Nebraska School officials across state joining to address minority needs
BY OSKAR GARCIA / The Associated Press
Wednesday, Mar 05, 2008 - 03:59:27 pm CST

Leading educators in the state said Wednesday that school districts need to jointly figure out how to plan for a burgeoning minority population that is quickly changing needs in Nebraska’s schools. The Nebraska Department of Education and the University of Nebraska-Lincoln met in Lincoln with dozens of administrators, teachers and students from across the state to talk about building a network so districts can better share information and address new issues.

“We must hold our immigrant students to the highest expectations, as we do all our students,’’ said Ann Masters of the Nebraska Department of Education.

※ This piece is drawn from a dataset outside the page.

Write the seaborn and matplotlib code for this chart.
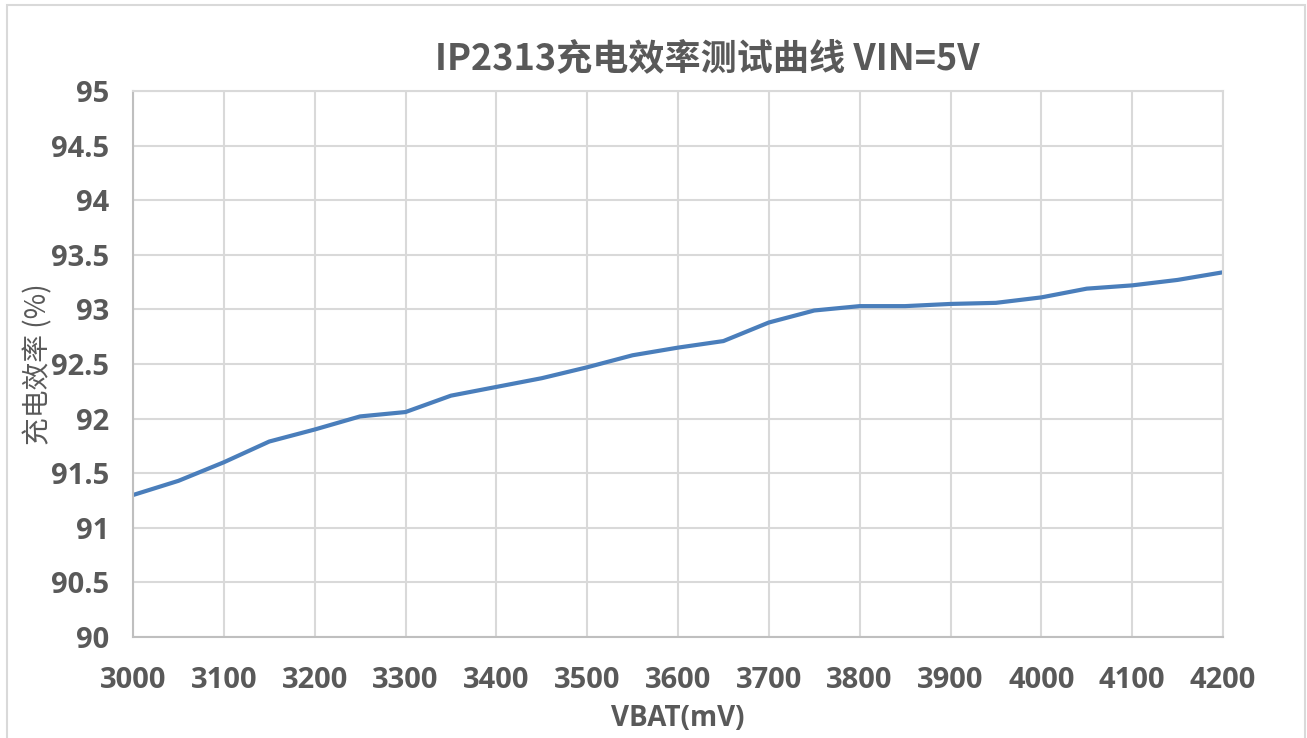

The network would help districts address a wide range of issues facing all minorities, but immigrants would be a major focus of the group, as schools assimilate young Hispanic students and encourage participation of families new to their communities.

“We shouldn’t consider this to be a project — we should consider it as something that is new, beginning and ongoing,’’ said Larry Dlugosh of UNL’s Department of Educational Administration.

The idea for the new network came out of eight meetings held across the state, Dlugosh said.

The meetings revealed recurring issues, such as helping point new immigrants to service providers and community resources or, in meatpacking towns, forming contingency plans in case school is disrupted by large-scale immigration arrests.

Educators expect those problems to become more pronounced as the state’s minority population continues to increase.

The state’s leading demographer said young immigrants have accounted for almost all the growth in Nebraska since 1990. Hispanics became the state’s largest minority in 2000, demographer Jerry Diechert said.

“We just needed people to work here because we didn’t have enough Nebraskans born,’’ said Diechert, who is with the University of Nebraska at Omaha Center for Public Affairs Research. “Folks in nursing homes are a lot different than folks in day care.’’

Wednesday’s meeting was organized for districts that are part of the RESPONSE Network, a coalition of schools in cities that have seen recent influxes of immigrants.